* Exercise description
Leave the pictures out and quote every line from the start of the listing to the line with "let explode = [0, 0, 0, 0, 0, 60];", inclusive.
============
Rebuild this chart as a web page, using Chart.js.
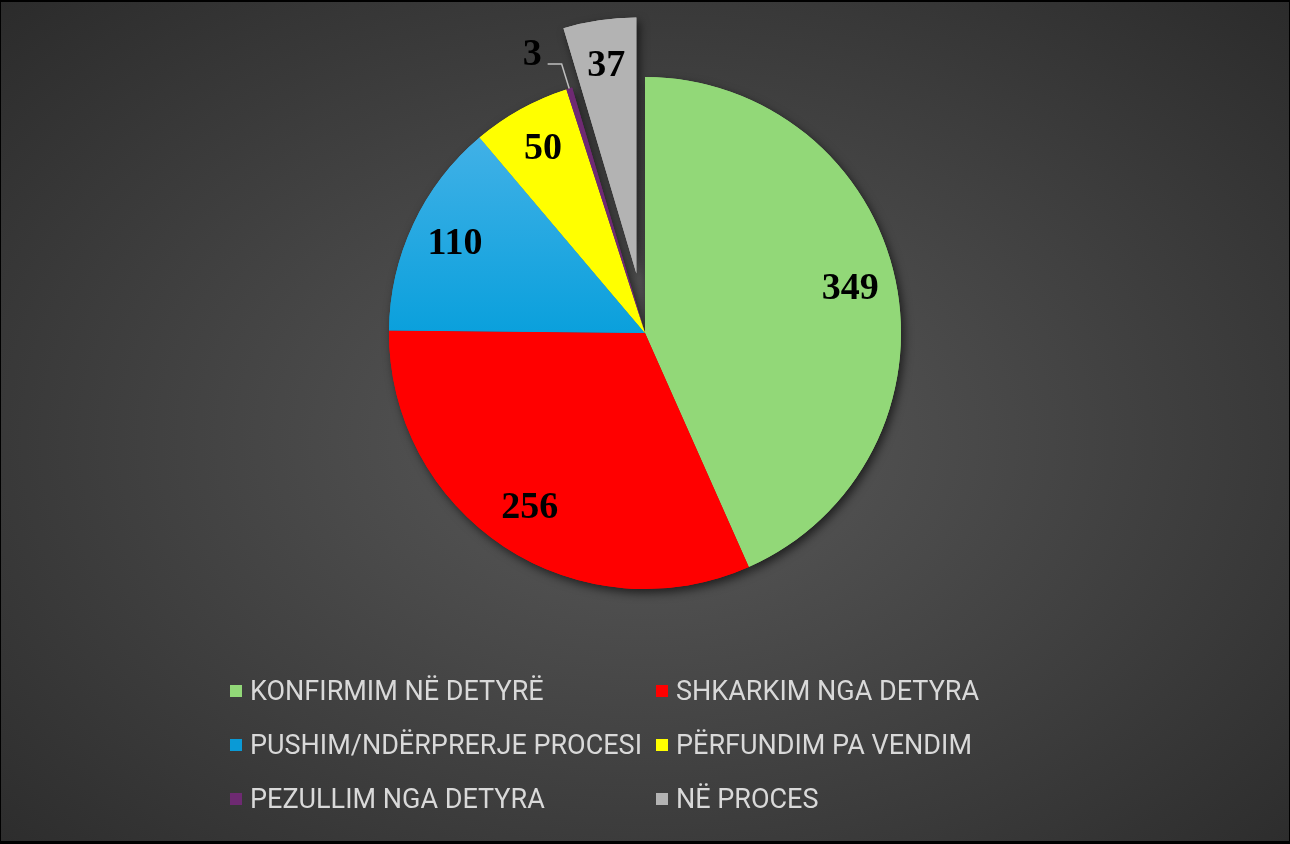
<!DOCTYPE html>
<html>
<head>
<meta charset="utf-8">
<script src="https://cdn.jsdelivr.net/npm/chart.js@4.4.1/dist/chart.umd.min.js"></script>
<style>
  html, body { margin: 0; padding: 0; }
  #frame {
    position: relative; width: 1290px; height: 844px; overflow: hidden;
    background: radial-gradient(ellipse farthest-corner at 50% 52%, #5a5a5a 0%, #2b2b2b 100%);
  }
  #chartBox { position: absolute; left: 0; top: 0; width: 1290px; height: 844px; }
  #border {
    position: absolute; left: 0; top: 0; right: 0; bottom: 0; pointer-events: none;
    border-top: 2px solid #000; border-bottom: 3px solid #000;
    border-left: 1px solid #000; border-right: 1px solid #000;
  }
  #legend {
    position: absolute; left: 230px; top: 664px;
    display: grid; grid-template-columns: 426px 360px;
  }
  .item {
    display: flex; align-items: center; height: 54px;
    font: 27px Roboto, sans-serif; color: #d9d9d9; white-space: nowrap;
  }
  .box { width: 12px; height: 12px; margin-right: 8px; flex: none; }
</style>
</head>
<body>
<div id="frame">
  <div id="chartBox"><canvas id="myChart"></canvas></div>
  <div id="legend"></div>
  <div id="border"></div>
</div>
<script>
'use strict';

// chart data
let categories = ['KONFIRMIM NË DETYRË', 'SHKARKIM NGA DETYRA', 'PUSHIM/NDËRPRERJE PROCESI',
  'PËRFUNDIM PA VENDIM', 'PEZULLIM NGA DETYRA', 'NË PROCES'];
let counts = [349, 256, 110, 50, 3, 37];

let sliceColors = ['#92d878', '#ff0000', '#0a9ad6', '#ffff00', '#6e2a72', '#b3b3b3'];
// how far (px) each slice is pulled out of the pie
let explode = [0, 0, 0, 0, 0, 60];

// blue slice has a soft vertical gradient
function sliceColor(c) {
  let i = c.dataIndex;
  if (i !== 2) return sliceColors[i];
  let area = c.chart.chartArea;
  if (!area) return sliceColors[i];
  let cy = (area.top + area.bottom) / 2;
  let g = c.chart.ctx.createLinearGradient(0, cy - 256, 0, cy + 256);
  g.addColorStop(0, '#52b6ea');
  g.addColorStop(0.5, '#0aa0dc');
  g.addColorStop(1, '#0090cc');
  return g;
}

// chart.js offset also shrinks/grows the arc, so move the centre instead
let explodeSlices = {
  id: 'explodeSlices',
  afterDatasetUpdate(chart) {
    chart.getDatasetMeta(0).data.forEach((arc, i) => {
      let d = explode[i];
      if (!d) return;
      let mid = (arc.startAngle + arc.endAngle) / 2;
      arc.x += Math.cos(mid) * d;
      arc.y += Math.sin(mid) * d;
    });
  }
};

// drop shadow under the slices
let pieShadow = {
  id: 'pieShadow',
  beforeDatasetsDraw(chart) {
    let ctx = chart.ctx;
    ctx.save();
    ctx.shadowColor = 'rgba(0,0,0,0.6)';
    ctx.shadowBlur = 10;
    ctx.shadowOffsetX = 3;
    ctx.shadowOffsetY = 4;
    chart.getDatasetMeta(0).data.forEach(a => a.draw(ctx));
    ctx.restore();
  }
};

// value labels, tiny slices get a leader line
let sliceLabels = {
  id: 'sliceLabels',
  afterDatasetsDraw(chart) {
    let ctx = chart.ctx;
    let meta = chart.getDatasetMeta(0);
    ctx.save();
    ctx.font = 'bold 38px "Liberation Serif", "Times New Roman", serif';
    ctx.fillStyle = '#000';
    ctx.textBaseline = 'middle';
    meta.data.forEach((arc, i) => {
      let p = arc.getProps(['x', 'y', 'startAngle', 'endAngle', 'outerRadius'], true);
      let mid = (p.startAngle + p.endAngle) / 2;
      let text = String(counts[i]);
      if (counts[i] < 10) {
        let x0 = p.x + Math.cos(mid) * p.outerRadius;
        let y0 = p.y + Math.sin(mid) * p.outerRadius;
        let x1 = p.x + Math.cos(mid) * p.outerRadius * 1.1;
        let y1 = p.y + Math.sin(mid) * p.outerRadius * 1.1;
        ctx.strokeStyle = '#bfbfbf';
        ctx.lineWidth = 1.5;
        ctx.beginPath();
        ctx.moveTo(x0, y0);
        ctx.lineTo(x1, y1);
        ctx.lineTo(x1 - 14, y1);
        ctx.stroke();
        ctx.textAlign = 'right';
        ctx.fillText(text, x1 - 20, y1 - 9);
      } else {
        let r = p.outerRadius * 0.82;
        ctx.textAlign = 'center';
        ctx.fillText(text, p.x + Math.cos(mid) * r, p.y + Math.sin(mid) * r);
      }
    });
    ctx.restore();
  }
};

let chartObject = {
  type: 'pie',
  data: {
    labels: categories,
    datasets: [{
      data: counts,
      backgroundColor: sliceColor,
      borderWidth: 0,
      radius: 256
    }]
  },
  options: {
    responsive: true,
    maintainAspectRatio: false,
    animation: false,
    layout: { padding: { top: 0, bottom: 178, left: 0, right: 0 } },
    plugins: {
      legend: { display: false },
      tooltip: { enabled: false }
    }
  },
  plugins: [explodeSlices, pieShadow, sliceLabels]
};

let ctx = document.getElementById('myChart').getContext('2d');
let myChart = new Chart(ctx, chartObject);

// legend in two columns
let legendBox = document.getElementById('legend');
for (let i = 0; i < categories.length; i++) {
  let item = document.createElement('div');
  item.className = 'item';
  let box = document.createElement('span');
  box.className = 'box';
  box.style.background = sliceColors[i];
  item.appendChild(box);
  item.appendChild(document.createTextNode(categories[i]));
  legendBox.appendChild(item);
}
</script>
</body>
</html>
============
* Finished exercise
Rebuild this chart as a web page, using Chart.js.
<!DOCTYPE html>
<html>
<head>
<meta charset="utf-8">
<script src="https://cdn.jsdelivr.net/npm/chart.js@4.4.1/dist/chart.umd.min.js"></script>
<style>
  html, body { margin: 0; padding: 0; }
  #frame {
    position: relative; width: 1290px; height: 844px; overflow: hidden;
    background: radial-gradient(ellipse farthest-corner at 50% 52%, #5a5a5a 0%, #2b2b2b 100%);
  }
  #chartBox { position: absolute; left: 0; top: 0; width: 1290px; height: 844px; }
  #border {
    position: absolute; left: 0; top: 0; right: 0; bottom: 0; pointer-events: none;
    border-top: 2px solid #000; border-bottom: 3px solid #000;
    border-left: 1px solid #000; border-right: 1px solid #000;
  }
  #legend {
    position: absolute; left: 230px; top: 664px;
    display: grid; grid-template-columns: 426px 360px;
  }
  .item {
    display: flex; align-items: center; height: 54px;
    font: 27px Roboto, sans-serif; color: #d9d9d9; white-space: nowrap;
  }
  .box { width: 12px; height: 12px; margin-right: 8px; flex: none; }
</style>
</head>
<body>
<div id="frame">
  <div id="chartBox"><canvas id="myChart"></canvas></div>
  <div id="legend"></div>
  <div id="border"></div>
</div>
<script>
'use strict';

// chart data
let categories = ['KONFIRMIM NË DETYRË', 'SHKARKIM NGA DETYRA', 'PUSHIM/NDËRPRERJE PROCESI',
  'PËRFUNDIM PA VENDIM', 'PEZULLIM NGA DETYRA', 'NË PROCES'];
let counts = [349, 256, 110, 50, 3, 37];

let sliceColors = ['#92d878', '#ff0000', '#0a9ad6', '#ffff00', '#6e2a72', '#b3b3b3'];
// how far (px) each slice is pulled out of the pie
let explode = [0, 0, 0, 0, 0, 60];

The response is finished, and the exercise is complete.